This is a difficult letter for me to write…and an even more difficult letter for you to read, so I hope that you are sitting down.
Remember when we first met? I trembled in excitement upon hearing of a textbook option for New York City’s social studies curriculum. Once I had you (or the fourth grade version of you at the time), it was as if a great weight was lifted from me—finally, a concrete guide to instruction.
I was smitten just by looking at your spine…the glow off your glossy cover…the sharp color photos that littered almost every page.
Those first few months were incredible, weren’t they? Every day was something new, something exciting. We were so wild, so adventurous…we could take on the world. To be honest, we were into some really kinky shit, but that was all in the fun.
Each year, another book would await me, and my love affair renewed. The roller-coaster ride we shared made the mundane phone order to the central office in Tweed so—dare I say—exhilarating. The maps, the optional activities, the worksheets and games: at last, I thought, I found the one.
Yet, something changed.
At first, I thought it was just me. After a while, we settled into our routine. Occasionally, you provide a surprise to spice things up—a game on the Internet, or a music selection. That, however, was the exception to the rule. To be fair, that routine suited me fine…for a while.
Then, maybe it was my weakness…but I started to feel restless. The chapters and units weren’t doing it for me anymore. I felt trapped.
It was then that I met someone else…more like some other people, plural.
There were some websites on the Internet. I was leery, at first. But then, they lured me with their siren song of primary source documents, streaming video and interactive games. Once I saw the ever-changing and ever-expanding volumes of media, lesson plans, worksheets and graphic organizers, that old excitement, that feeling of adventure exploded over me again.
I had mentioned that I was attached, that I couldn’t turn my back on my beloved. They, in turn, mentioned some shocking things about you: that you don’t fact-check your information that well, that there are numerous mistakes in historical maps, that terminology and vocabulary are often misstated.
Worst of all, they said that by watering down the content for the sake of “readability”, you were holding me back—and even worse, holding my students hostage to shoddy literature.
I wouldn’t believe it. They were just jealous, after all, I thought. How could they appreciate the passion, the connection we have…besides, if there were flaws, you would have told me, right?
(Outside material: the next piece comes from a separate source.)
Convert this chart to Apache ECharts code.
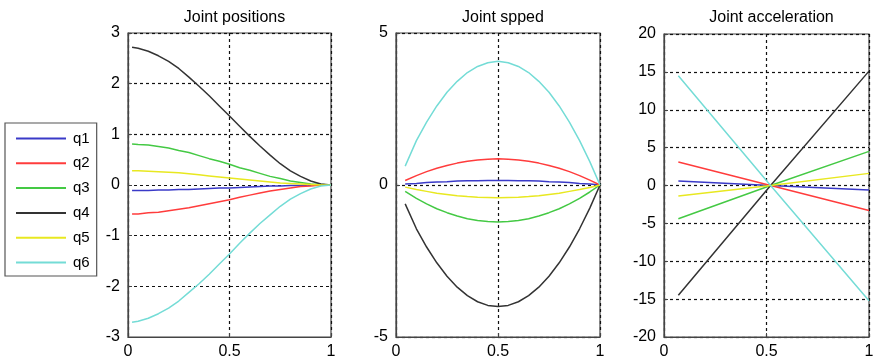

Well, I did some digging myself. On page 161 of the grade 3 book, this is what you say about the Roman Empire:
“The Roman Empire lasted about 500 years, but then broke apart. It had grown too large for its rulers to control. However, ancient Rome still affects the world with its ideas about government, architecture, and more.”
Fair enough, it is only for 3rd graders, but sometimes you water down way too much. Look at page 163:
“In the mid-1900s, World War II broke out. Many countries fought in this war, including Italy. Italy was on the side that lost.”
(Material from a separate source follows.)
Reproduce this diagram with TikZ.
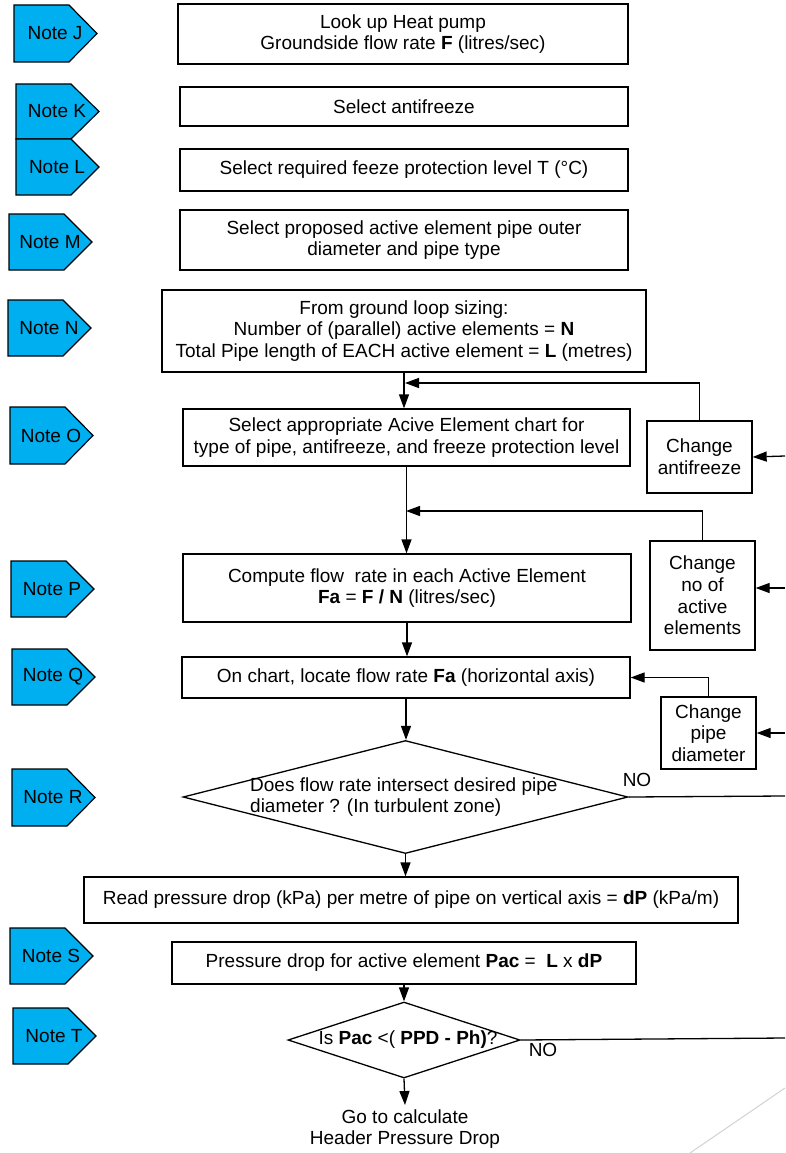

Umm, that’s it? No mention of the nightmare of a 21-year fascist dictatorship that preceded it? No mention of the other countries that bear more responsibility for losing—the ones that had more blood on their hands. Those kids can get that…why do you treat them like morons?
If that’s not bad enough, I found outright lies—lies that you should’ve told me about. Why did you keep it a secret that the leaders of the New Netherland colony were incorrectly called “governors” instead of the correct “directors-general”?
I’m not even going into the problems in the 5th grade book.
Why? Why did you hold me back so many years? Why the lies? The deceit? The lack of clarity and depth of content?
I’m sorry, but our relationship has really run its course. It’s over.
Please, no tears…it’s not entirely your fault. I was too stupid to realize how badly written you were. I didn’t see your limited vision and lack of depth.
Basically, we’ve really grown apart these past few years. I expanded my base of knowledge and resources through the internet, seminars, grants and lectures.
You just can’t grow past your binding.
You were suffocating me, and screwing my students in the process. There’s nowhere else for this to go.
Believe me, it’s better for both of us.
Goodbye, and good luck. Perhaps we’ll see each other again… that odd day that I need to waste a period with busywork in June.
Just don’t wait up for my call. Sorry, babe.